Field Notes Inside an Integrated Communications Agency

Naming HTML files and folders

I'd like to share something we learned last week in our "Say Hello to HTML" class taught by the web wizard himself, John Romano. Naming HTML files appropriately is just a little something that can help out in a big way. So when you're naming your files and your folders, remember these key things.

  • No spaces, punctuation or special characters.
  • No periods. This helps prevent broken links.
  • No underscores, use hyphens instead. Google will identify separate keywords between hyphens.
  • Use all lower case, people are less likely to make typos.
  • No fancy naming conventions, use direct labels that reflect the content. This will help everyone identify a file's content before even opening it. Also, Google likes having a file name that is related to the content.
  • Remember: save your files as close to the root directory/index as is feasible. The farther away your files live, the less visibility they get.

If you do all of this, not only are you making our developer's lives a little easier, you'll get a little Google love to boot.
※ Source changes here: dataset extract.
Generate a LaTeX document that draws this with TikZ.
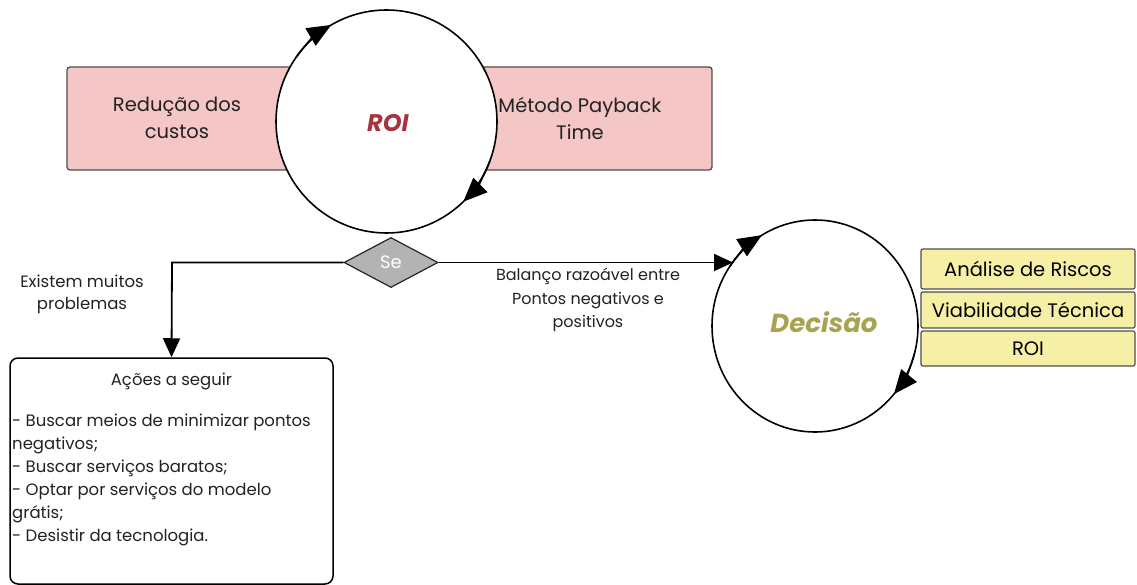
\documentclass[tikz,border=0pt]{standalone}
\usepackage{fontspec}
\setmainfont{Poppins}
\usetikzlibrary{shapes.geometric,arrows.meta}
\definecolor{pinkfill}{HTML}{F4C6C6}
\definecolor{roired}{HTML}{A8323E}
\definecolor{decolive}{HTML}{A9A24E}
\definecolor{yelfill}{HTML}{F6F0A6}
\definecolor{diagray}{HTML}{B3B3B3}
\definecolor{txt}{HTML}{222222}
\begin{document}
\begin{tikzpicture}[x=1pt,y=-1pt,
  pinkbox/.style={draw=txt!80,line width=1.3pt,fill=pinkfill,rounded corners=3pt,inner sep=0pt},
  loop/.style={draw=black,line width=1.6pt,ellipse,inner sep=0pt},
  yelbox/.style={draw=txt!80,line width=1.2pt,fill=yelfill,rounded corners=2pt,inner sep=0pt,minimum width=214pt,font=\fontsize{19.5}{22}\selectfont},
  lbl/.style={text=txt,align=center,inner sep=0pt},
  conn/.style={draw=black,line width=1.8pt,-{Triangle[length=19pt,width=17pt]}},
  circarr/.style={draw=black,line width=1.6pt,-{Triangle[length=24pt,width=20pt]}},
  decide/.style={diamond,draw=black!85,line width=1.2pt,fill=diagray,aspect=1.9,minimum width=94pt,minimum height=50pt,inner sep=0pt,text=white,font=\fontsize{18}{20}\selectfont},
  actbox/.style={draw=black,line width=1.5pt,rounded corners=8pt,fill=white,minimum width=323pt,minimum height=226pt,inner sep=0pt}
]
\useasboundingbox (0,0) rectangle (1137,585);
\fill[white] (0,0) rectangle (1137,585);

% pink band
\node[pinkbox,minimum width=645pt,minimum height=103pt] (band) at (389.5,118.5) {};
\node[lbl,font=\fontsize{19.5}{27}\selectfont] (red) at (177,118) {Redução dos\\custos};
\node[lbl,font=\fontsize{19.5}{27}\selectfont] (pay) at (580,118) {Método Payback\\Time};

% ROI loop
\node[loop,fill=white,minimum width=221pt,minimum height=223pt] (roi) at (386.5,121.5) {};
\node[lbl,text=roired,font=\fontsize{24}{28}\selectfont\bfseries\itshape] (roit) at (388,123) {ROI};
\draw[circarr] (386.5,121.5) ++(215:110.5 and 111.5) arc[start angle=215,end angle=240,x radius=110.5,y radius=111.5];
\draw[circarr] (386.5,121.5) ++(20:110.5 and 111.5) arc[start angle=20,end angle=46,x radius=110.5,y radius=111.5];

% decision diamond
\node[decide] (se) at (391,262.5) {Se};

% left branch
\node[actbox] (act) at (171.5,471) {};
\draw[conn] (se.west) -- (172,262.5) -- (act.north);
\node[lbl,font=\fontsize{16.5}{22}\selectfont] (exi) at (82,294) {Existem muitos\\problemas};
\node[lbl,font=\fontsize{16.5}{20}\selectfont] (acth) at (171.5,381) {Ações a seguir};
\node[lbl,align=left,anchor=north west,font=\fontsize{16.5}{23}\selectfont] (actl) at (12,414)
 {- Buscar meios de minimizar pontos\\negativos;\\- Buscar serviços baratos;\\- Optar por serviços do modelo\\grátis;\\- Desistir da tecnologia.};

% yellow list
\node[yelbox,minimum height=40pt] (ar) at (1028,269) {Análise de Riscos};
\node[yelbox,minimum height=36pt] (vt) at (1028,310) {Viabilidade Técnica};
\node[yelbox,minimum height=35pt] (ro) at (1028,348.5) {ROI};

% Decisao loop
\node[loop,minimum width=206pt,minimum height=212pt] (dec) at (815,326) {};
\node[lbl,text=decolive,font=\fontsize{26}{30}\selectfont\bfseries\itshape] (dect) at (824,322) {Decisão};
\draw[circarr] (815,326) ++(214:103 and 106) arc[start angle=214,end angle=239,x radius=103,y radius=106];
\draw[circarr] (815,326) ++(15:103 and 106) arc[start angle=15,end angle=40,x radius=103,y radius=106];
\coordinate (decin) at (733,262.5);
\draw[conn] (se.east) -- (decin);
\node[lbl,font=\fontsize{16}{23.5}\selectfont] (bal) at (588,300) {Balanço razoável entre\\Pontos negativos e\\positivos};
\end{tikzpicture}
\end{document}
  • virginia 12:35 a.m. Mar 08, 2008

    To answer Mindy's question, the file name will help with SEO. It's not going to get you front page results or anything, but so much of SEO work is just doing it right. Naming files correctly. Coding correctly. Being accessible with your code, etc.

  • John 10:19 a.m. Mar 07, 2008

    A blog article about naming files?! You make your teacher so proud.

    Smart and effective naming conventions are both a result and extension of good information architecture (the structuring of information).

    Keep up the hard work,
    Your friendly neighborhood HTML teacher

  • Mindy 9:45 a.m. Mar 07, 2008

    Though this isn't about attracting Google, it brings up a pet peeve of mine about naming pdfs on sites. Name it something that makes sense to the user. I hate looking at downloads the next week or next month, trying to figure out what the heck 2006-04-23condocfinal.pdf contains. Too often documents are named according to a system that is lazy [like the simplistic file.pdf] or follows an internal filing system, but is utterly useless to users. For example, we might name files according to date published. A user is looking for the name of the article or the company name. We need to see it through their eyes.

    I wonder if this affects how Google sees pdfs on sites as well? Does it help SEO to have keywords in pdf file names?

  • virginia 8:28 p.m. Mar 06, 2008

    Spaces are extra tricky in URLs. A [ ] is replaced with a %20, which can be very confusing. When adding PDFs or Word documents, you need to make sure there are no spaces in the file name as well.